Have a client with a pooled 401k/PS plan.

One owner had same earned income for 2018 and 2019.  In 2018, they deposited the 415 max, let's say, $27,000 plus the full catch-up.

In 2019, because the K! was identical, they deposited the max 401k and same PS as 2018 amount in August 2020. 

So, because the 401(k) limit went up $500 and with the same comp, she is over the 415 limit by $500.

How does the 415 refund work when it's all deposited tot he trust after EOY?  Do I just pull only the $500?  I'm not gonna do a mid-term valuation for a $500 refund.

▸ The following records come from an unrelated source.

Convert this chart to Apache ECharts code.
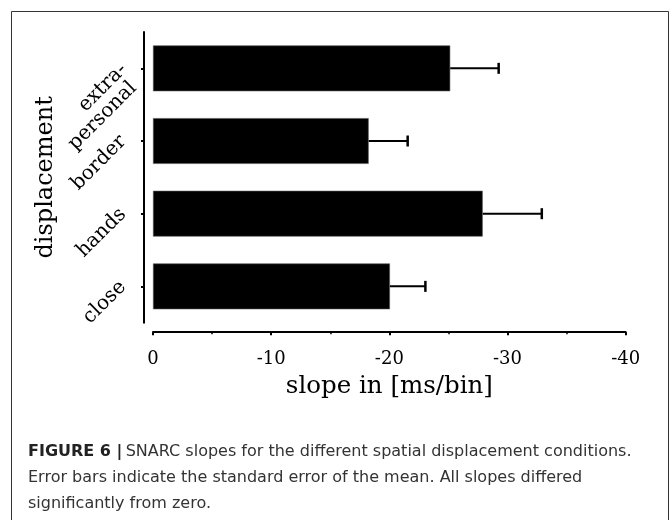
<!DOCTYPE html>
<html>
<head>
<meta charset="utf-8">
<script src="https://cdn.jsdelivr.net/npm/echarts@6/dist/echarts.min.js"></script>
<style>html,body{margin:0;padding:0;background:#fff}#c{width:670px;height:520px}</style>
</head>
<body>
<div id="c"></div>
<script>
// Data (bottom to top)
var categories = ['close', 'hands', 'border', 'extra-\npersonal'];
var slopes = [-20.05, -27.9, -18.25, -25.15];
var sem = [3.0, 5.0, 3.3, 4.1];
var xTicks = [0, -10, -20, -30, -40];
var captionLines = [
  'SNARC slopes for the different spatial displacement conditions.',
  'Error bars indicate the standard error of the mean. All slopes differed',
  'significantly from zero.'
];

var chart = echarts.init(document.getElementById('c'), null, {renderer: 'canvas'});
var serif = 'DejaVu Serif';
var sans = 'DejaVu Sans';

var errData = slopes.map(function (v, i) { return [i, v, v - sem[i]]; });
var catData = categories.map(function (c) {
  return c.indexOf('\n') >= 0 ? {value: c, textStyle: {padding: [15, 0, 0, 0]}} : c;
});

chart.setOption({
  animation: false,
  backgroundColor: '#fff',
  grid: {left: 153, right: 44.3, top: 32, height: 290.7, containLabel: false},
  xAxis: {
    type: 'value', min: -40, max: 0, interval: 10, inverse: true,
    position: 'bottom', offset: 9.5,
    name: 'slope in [ms/bin]', nameLocation: 'middle', nameGap: 42, nameMoveOverlap: false,
    nameTextStyle: {fontFamily: serif, fontSize: 24.5, color: '#000'},
    axisLine: {show: true, onZero: false, lineStyle: {color: '#000', width: 2}},
    axisTick: {show: true, length: 3, lineStyle: {color: '#000', width: 2}},
    minorTick: {show: true, splitNumber: 2, length: 2, lineStyle: {color: '#000', width: 1.5}},
    splitLine: {show: false},
    axisLabel: {fontFamily: serif, fontSize: 18, color: '#000', margin: 18,
      formatter: function (v) { return xTicks.indexOf(v) >= 0 ? String(v) : ''; }}
  },
  yAxis: {
    type: 'category', data: catData, position: 'left', offset: 9,
    name: 'displacement', nameLocation: 'middle', nameGap: 86, nameMoveOverlap: false,
    nameTextStyle: {fontFamily: serif, fontSize: 24, color: '#000'},
    axisLine: {show: true, onZero: false, lineStyle: {color: '#000', width: 2}},
    axisTick: {show: true, alignWithLabel: true, length: 3, lineStyle: {color: '#000', width: 2}},
    axisLabel: {
      fontFamily: serif, fontSize: 20, color: '#000', rotate: 45, margin: 18.5, lineHeight: 20,
      padding: [0, 0, 7, 0],
      formatter: function (v) {
        var parts = v.split('\n');
        if (parts.length < 2) { return '{s|' + v + '}'; }
        return '{a|' + parts[0] + '}\n{b|' + parts[1] + '}';
      },
      rich: {
        s: {fontFamily: serif, fontSize: 20, color: '#000'},
        a: {fontFamily: serif, fontSize: 20, color: '#000', lineHeight: 20},
        b: {fontFamily: serif, fontSize: 20, color: '#000', lineHeight: 20, padding: [0, 6, 0, 0]}
      }
    }
  },
  series: [
    {
      type: 'bar', data: slopes, barCategoryGap: '37%',
      itemStyle: {color: '#000', borderColor: '#555', borderWidth: 0.6},
      z: 2
    },
    {
      type: 'custom', data: errData, z: 3,
      renderItem: function (params, api) {
        var c = api.value(0);
        var p0 = api.coord([api.value(1), c]);
        var p1 = api.coord([api.value(2), c]);
        return {
          type: 'group',
          children: [
            {type: 'line', shape: {x1: p0[0], y1: p0[1], x2: p1[0], y2: p1[1]}, style: {stroke: '#000', lineWidth: 2}},
            {type: 'line', shape: {x1: p1[0], y1: p1[1] - 5.5, x2: p1[0], y2: p1[1] + 5.5}, style: {stroke: '#000', lineWidth: 2.5}}
          ]
        };
      }
    }
  ],
  graphic: [
    {type: 'rect', shape: {x: 11.5, y: 11.5, width: 657, height: 530}, style: {fill: 'none', stroke: '#333', lineWidth: 1}, silent: true},
    {type: 'text', left: 28, top: 439, style: {
      text: '{b|FIGURE 6 |} {r|' + captionLines[0] + '}\n{r|' + captionLines[1] + '}\n{r|' + captionLines[2] + '}',
      lineHeight: 26,
      rich: {
        b: {fontFamily: sans, fontWeight: 'bold', fontSize: 16, fill: '#222', lineHeight: 26},
        r: {fontFamily: sans, fontSize: 16, fill: '#333', lineHeight: 26}
      }
    }}
  ]
});
</script>
</body>
</html>
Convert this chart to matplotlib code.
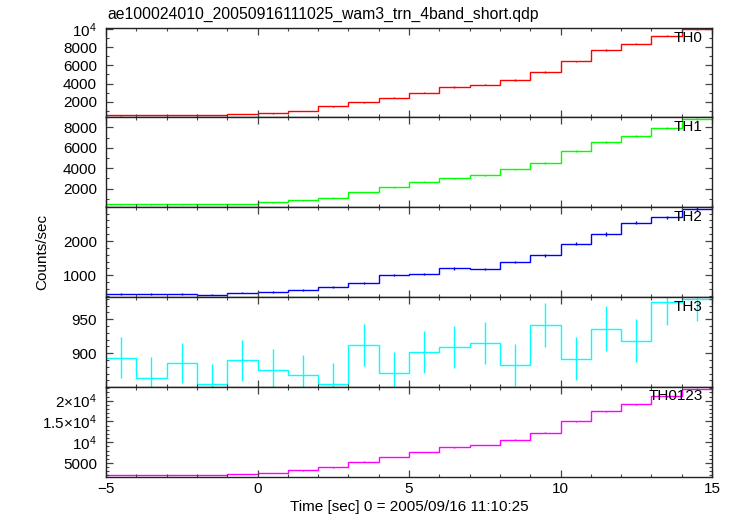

I don't think I can just forfeit $500 of PS since 401k is the first 415 correction.

QKA, QPA, CPC, ERPA

Two wrongs don't make a right, but three rights make a left.

Posted

If the money is deposited after year end and in a pooled account, it doesn't necessarily belong to anyone. Money is fungible. So the records of the plan need to be corrected and the deduction needs to be corrected, but the cash is a contribution for the following year.

William C. Presson, ERPA, QPA, QKA
bill.presson@gmail.com
C 205.994.4070

 

Posted

Thanks, Bill.

I came to that conclusion after I posted this.  I just may credit the regular employee with the $500 so the deduction is intact.

QKA, QPA, CPC, ERPA

Two wrongs don't make a right, but three rights make a left.